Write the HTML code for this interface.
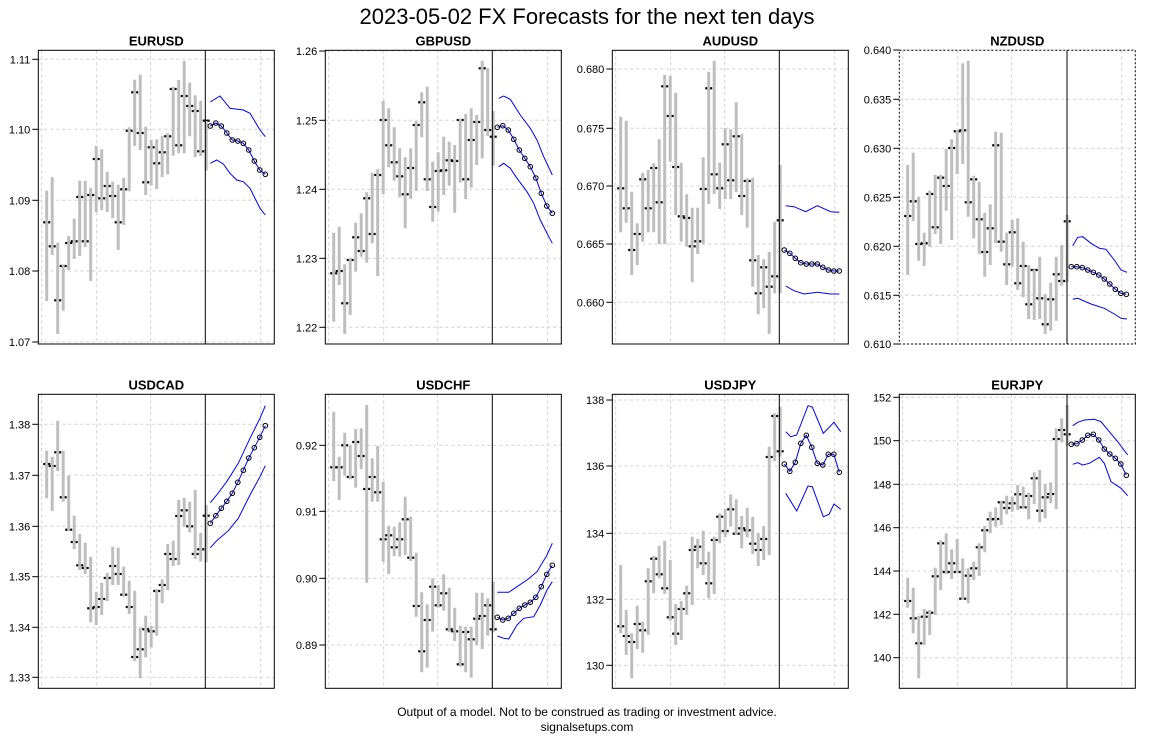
<!DOCTYPE html>
<html><head><meta charset="utf-8"><style>
body{margin:0;background:#fff;}
svg{display:block;font-family:"Liberation Sans",Arial,sans-serif;}
</style></head><body>
<svg id="s" width="1174" height="739" xmlns="http://www.w3.org/2000/svg">
<rect width="1174" height="739" fill="#fff"/>
<text x="587" y="24" font-size="22" text-anchor="middle">2023-05-02 FX Forecasts for the next ten days</text>
<text x="587" y="716" font-size="12" text-anchor="middle">Output of a model. Not to be construed as trading or investment advice.</text>
<text x="587" y="731" font-size="12" text-anchor="middle">signalsetups.com</text>
</svg>
<script>
var P=[
{n:"EURUSD",ox:30,oy:40,row:1,div:526,dot:0,
ticks:[["1.11",58],["1.10",268],["1.09",481],["1.08",693],["1.07",906]],
b:[[452,783,547],[412,645,619],[608,882,781],[673,812,678],[588,690,609],[536,657,604],[422,648,471],[422,621,604],[443,723,465],[318,517,357],[328,510,475],[395,516,438],[425,535,468],[434,630,547],[413,555,448],[262,454,272],[119,318,157],[104,330,279],[260,465,427],[299,437,322],[298,447,370],[287,411,337],[280,403,289],[140,347,147],[120,340,316],[63,340,168],[128,289,198],[166,351,213],[182,348,334],[243,392,242]],
f:[258,249,258,279,300,303,310,330,363,390,403],
u:[[541,186],[570,168],[600,205],[640,210],[660,220],[690,270],[706,290]],
l:[[541,370],[560,360],[580,372],[600,400],[620,420],[640,425],[660,445],[690,505],[706,525]]},
{n:"GBPUSD",ox:317,oy:40,row:1,div:526,dot:0,
ticks:[["1.26",33],["1.25",241],["1.24",448],["1.23",655],["1.22",862]],
b:[[578,845,700],[560,735,693],[673,882,790],[655,825,660],[548,695,592],[520,650,633],[457,668,475],[398,610,582],[388,708,405],[183,462,240],[205,382,316],[262,422,367],[325,472,409],[352,565,463],[325,477,384],[243,453,255],[157,292,187],[140,453,418],[365,545,501],[337,515,393],[290,465,391],[305,437,361],[315,518,363],[237,428,240],[222,477,418],[205,443,300],[225,375,246],[62,355,85],[85,287,270],[213,377,290]],
f:[262,257,270,298,330,355,380,414,460,498,520],
u:[[545,175],[560,168],[580,178],[610,225],[640,265],[660,300],[680,350],[706,405]],
l:[[545,380],[560,370],[580,385],[600,415],[630,455],[650,490],[670,540],[690,580],[706,610]]},
{n:"AUDUSD",ox:604,oy:40,row:1,div:526,dot:0,
ticks:[["0.680",87],["0.675",265],["0.670",438],["0.665",612],["0.660",787]],
b:[[230,577,445],[242,548,505],[455,705,630],[550,675,582],[398,605,418],[390,577,505],[370,577,384],[298,612,487],[105,612,139],[108,365,228],[158,525,381],[368,605,529],[463,620,534],[503,727,619],[503,642,604],[352,612,447],[95,492,145],[62,462,403],[368,507,445],[265,477,313],[268,477,421],[187,457,289],[283,525,468],[415,563,423],[413,740,661],[645,823,760],[658,805,682],[635,882,740],[545,760,709],[375,760,541]],
f:[630,640,655,668,672,672,672,682,690,693,693],
u:[[545,497],[570,500],[605,515],[640,497],[680,515],[706,517]],
l:[[545,738],[570,752],[600,762],[640,757],[680,762],[706,762]]},
{n:"NZDUSD",ox:891,oy:40,row:1,div:528,dot:1,
ticks:[["0.640",30],["0.635",178],["0.630",325],["0.625",472],["0.620",619],["0.615",766],["0.610",912]],
b:[[375,705,528],[338,543,484],[470,662,612],[578,678,610],[452,620,462],[405,582,562],[405,612,413],[327,512,438],[298,600,324],[270,402,274],[70,372,271],[62,530,487],[407,595,418],[425,642,538],[518,710,636],[493,675,565],[275,610,316],[278,635,605],[578,735,673],[540,680,577],[535,750,730],[605,772,678],[675,837,793],[688,840,690],[650,837,775],[762,882,853],[728,872,778],[650,842,703],[615,737,723],[525,727,544]],
f:[680,680,683,690,697,705,717,732,748,760,763],
u:[[545,617],[560,592],[575,590],[600,610],[625,625],[645,628],[670,660],[690,690],[708,697]],
l:[[545,778],[560,775],[600,792],[640,805],[670,822],[690,835],[708,837]]},
{n:"USDCAD",ox:30,oy:385,row:2,div:526,dot:0,
ticks:[["1.38",118],["1.37",271],["1.36",424],["1.35",575],["1.34",727],["1.33",877]],
b:[[197,340,237],[215,378,243],[107,258,202],[197,350,337],[272,437,434],[392,492,471],[447,555,541],[473,567,549],[515,712,670],[620,720,666],[593,690,642],[563,648,579],[485,600,543],[488,600,567],[545,635,629],[587,687,666],[617,828,816],[728,880,793],[692,817,733],[723,787,739],[612,752,618],[583,655,600],[477,615,507],[467,543,522],[345,540,393],[338,425,376],[350,442,424],[315,522,507],[443,530,493],[360,532,392]],
f:[415,392,370,349,325,292,256,219,188,157,122],
u:[[541,353],[560,330],[590,290],[625,235],[660,160],[690,100],[706,62]],
l:[[541,488],[560,467],[595,437],[625,400],[660,330],[690,275],[706,242]]},
{n:"USDCHF",ox:317,oy:385,row:2,div:526,dot:0,
ticks:[["0.92",181],["0.91",379],["0.90",580],["0.89",780]],
b:[[80,288,247],[215,345,247],[143,272,181],[182,283,276],[132,308,171],[130,252,213],[60,593,312],[220,350,276],[183,350,322],[290,530,463],[422,567,451],[425,513,487],[412,515,463],[335,510,403],[395,528,518],[503,695,663],[622,862,799],[658,848,705],[580,740,605],[600,668,661],[568,677,625],[608,741,733],[668,768,739],[722,845,838],[725,862,741],[725,878,763],[623,780,701],[623,792,693],[640,752,661],[590,742,733]],
f:[697,705,700,685,670,660,652,637,605,568,541],
u:[[541,622],[575,622],[600,605],[630,585],[660,560],[690,510],[706,475]],
l:[[541,753],[560,760],[575,762],[600,720],[620,700],[650,695],[670,660],[690,615],[706,590]]},
{n:"USDJPY",ox:604,oy:385,row:2,div:526,dot:0,
ticks:[["138",45],["136",243],["134",445],["132",643],["130",841]],
b:[[540,745,724],[675,810,753],[745,880,771],[662,792,717],[710,803,736],[550,750,589],[513,625,521],[482,580,568],[467,627,610],[525,707,697],[657,780,746],[648,765,672],[602,690,625],[455,660,495],[462,550,485],[437,570,535],[500,640,595],[455,627,465],[385,475,395],[372,457,438],[328,425,373],[343,450,446],[393,490,430],[368,457,436],[395,507,476],[445,543,495],[423,525,462],[185,510,216],[85,228,93],[65,215,199]],
f:[237,259,232,175,151,187,235,240,208,208,262],
u:[[545,140],[560,155],[578,150],[612,62],[625,66],[658,145],[690,112],[710,140]],
l:[[545,325],[578,378],[612,303],[625,305],[658,395],[675,388],[690,357],[710,373]]},
{n:"EURJPY",ox:891,oy:385,row:2,div:528,dot:0,
ticks:[["152",37],["150",167],["148",298],["146",428],["144",558],["142",688],["140",818]],
b:[[578,668,648],[608,745,700],[693,880,775],[672,780,695],[675,750,683],[548,690,574],[466,615,475],[445,568,561],[493,582,535],[462,565,561],[520,645,641],[550,655,572],[530,585,550],[475,573,487],[423,502,436],[380,445,403],[367,425,402],[347,420,352],[332,388,369],[335,380,355],[300,375,328],[305,372,367],[323,403,333],[262,357,280],[255,412,377],[297,400,337],[292,355,327],[130,372,162],[100,172,135],[60,182,148]],
f:[178,176,165,151,148,165,192,207,220,237,271],
u:[[545,122],[560,112],[580,105],[610,103],[630,110],[655,140],[680,170],[710,210]],
l:[[545,238],[560,233],[575,240],[595,235],[625,217],[640,235],[660,290],[690,310],[710,332]]}
];
var h='';
function r(v){return Math.round(v*10)/10;}
P.forEach(function(p){
 var X=function(z){return r(p.ox+z/3);},Y=function(z){return r(p.oy+z/3);};
 var top=p.row==1?31:28,bot=p.row==1?912:910,L=X(25),R=X(733),T=Y(top),B=Y(bot);
 h+='<text x="'+r((L+R)/2)+'" y="'+r(T-5)+'" font-size="13" font-weight="bold" text-anchor="middle">'+p.n+'</text>';
 [35,200,362,692].forEach(function(z){h+='<line x1="'+X(z)+'" y1="'+T+'" x2="'+X(z)+'" y2="'+B+'" stroke="#d0d0d0" stroke-dasharray="3,3"/>';});
 p.ticks.forEach(function(t){var y=Y(t[1]);
  h+='<line x1="'+L+'" y1="'+y+'" x2="'+R+'" y2="'+y+'" stroke="#d0d0d0" stroke-dasharray="3,3"/>';
  h+='<line x1="'+(L-6)+'" y1="'+y+'" x2="'+L+'" y2="'+y+'" stroke="#000"/>';
  h+='<text x="'+(L-8)+'" y="'+r(y+4)+'" font-size="11" text-anchor="end">'+t[0]+'</text>';});
 p.b.forEach(function(b,i){var x=X(50+16.5*i),c=Y(b[2]);
  h+='<line x1="'+r(x-3.5)+'" y1="'+c+'" x2="'+r(x+3.5)+'" y2="'+c+'" stroke="#000" stroke-width="2.2"/>';
  h+='<line x1="'+x+'" y1="'+Y(b[0])+'" x2="'+x+'" y2="'+Y(b[1])+'" stroke="#bebebe" stroke-width="3"/>';});
 function pl(a,w){return '<polyline fill="none" stroke="#0000ff" stroke-width="'+w+'" points="'+a.map(function(q){return X(q[0])+','+Y(q[1]);}).join(' ')+'"/>';}
 h+=pl(p.u,1)+pl(p.l,1);
 var fp=p.f.map(function(v,j){return [541+16.5*j,v];});
 h+=pl(fp,1);
 fp.forEach(function(q){h+='<circle cx="'+X(q[0])+'" cy="'+Y(q[1])+'" r="2.3" fill="none" stroke="#000" stroke-width="1"/>';});
 h+='<line x1="'+X(p.div)+'" y1="'+T+'" x2="'+X(p.div)+'" y2="'+B+'" stroke="#000"/>';
 h+='<rect x="'+L+'" y="'+T+'" width="'+r(R-L)+'" height="'+r(B-T)+'" fill="none" stroke="#000"'+(p.dot?' stroke-dasharray="2,2"':'')+'/>';
});
document.getElementById('s').insertAdjacentHTML('beforeend',h);
</script>
</body></html>
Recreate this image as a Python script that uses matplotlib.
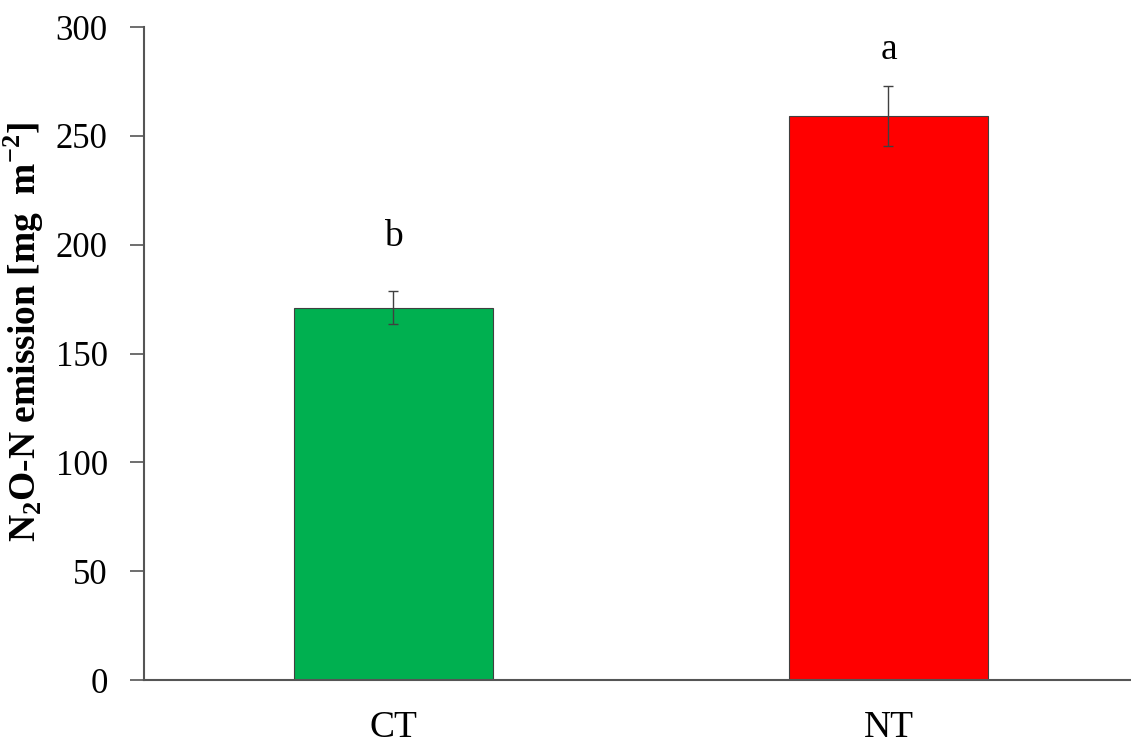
import matplotlib
matplotlib.use("Agg")
import matplotlib.pyplot as plt

# Cumulative N2O-N emission by tillage treatment
treatments = ["CT", "NT"]
emission = [171.0, 259.0]
std_err = [7.6, 13.8]
letters = ["b", "a"]
letter_y = [199.5, 285.5]
bar_colors = ["#00B050", "#FF0000"]
y_ticks = [0, 50, 100, 150, 200, 250, 300]

plt.rcParams["font.family"] = ["Liberation Serif", "DejaVu Serif"]
plt.rcParams["mathtext.fontset"] = "custom"
plt.rcParams["mathtext.rm"] = "Liberation Serif"
plt.rcParams["mathtext.bf"] = "Liberation Serif:bold"

fig = plt.figure(figsize=(11.31, 7.49), dpi=100)
ax = fig.add_axes([0.1273, 0.0921, 0.8727, 0.8718])

x = range(len(treatments))
ax.bar(x, emission, width=0.402, color=bar_colors, edgecolor="#404040",
       linewidth=0.8, zorder=2)
ax.errorbar(x, emission, yerr=std_err, fmt="none", ecolor="#404040",
            elinewidth=1.0, capsize=3.5, capthick=1.0, zorder=3)

for xi, lab, ly in zip(x, letters, letter_y):
    ax.text(xi, ly, lab, ha="center", va="baseline", fontsize=27)

ax.set_xlim(-0.504, 1.49)
ax.set_ylim(0, 300)
ax.set_yticks(y_ticks)
ax.set_xticks(list(x))
ax.set_xticklabels(treatments, fontsize=27)
ax.tick_params(axis="x", length=0, pad=22)
ax.tick_params(axis="y", direction="out", length=10, width=1.2,
               color="#555555", labelsize=25, pad=16)

for side in ("top", "right"):
    ax.spines[side].set_visible(False)
for side in ("left", "bottom"):
    ax.spines[side].set_color("#555555")
    ax.spines[side].set_linewidth(1.5)

ax.set_ylabel(r"N$_\mathbf{2}$O-N emission [mg  m$^{\mathbf{-2}}$]",
              fontsize=27, fontweight="bold")
ax.yaxis.set_label_coords(-0.099, 0.533)

fig.savefig("out.png", dpi=100)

**OBJECTIVE**.
Leave the pictures out and print, exactly as written, every line from the one holding "Recreate this image" down to the one holding "y_ticks = [0, 50, 100, 150, 200, 250, 300]", both of those included.

**TASK ANSWER**.
Recreate this image as a Python script that uses matplotlib.
import matplotlib
matplotlib.use("Agg")
import matplotlib.pyplot as plt

# Cumulative N2O-N emission by tillage treatment
treatments = ["CT", "NT"]
emission = [171.0, 259.0]
std_err = [7.6, 13.8]
letters = ["b", "a"]
letter_y = [199.5, 285.5]
bar_colors = ["#00B050", "#FF0000"]
y_ticks = [0, 50, 100, 150, 200, 250, 300]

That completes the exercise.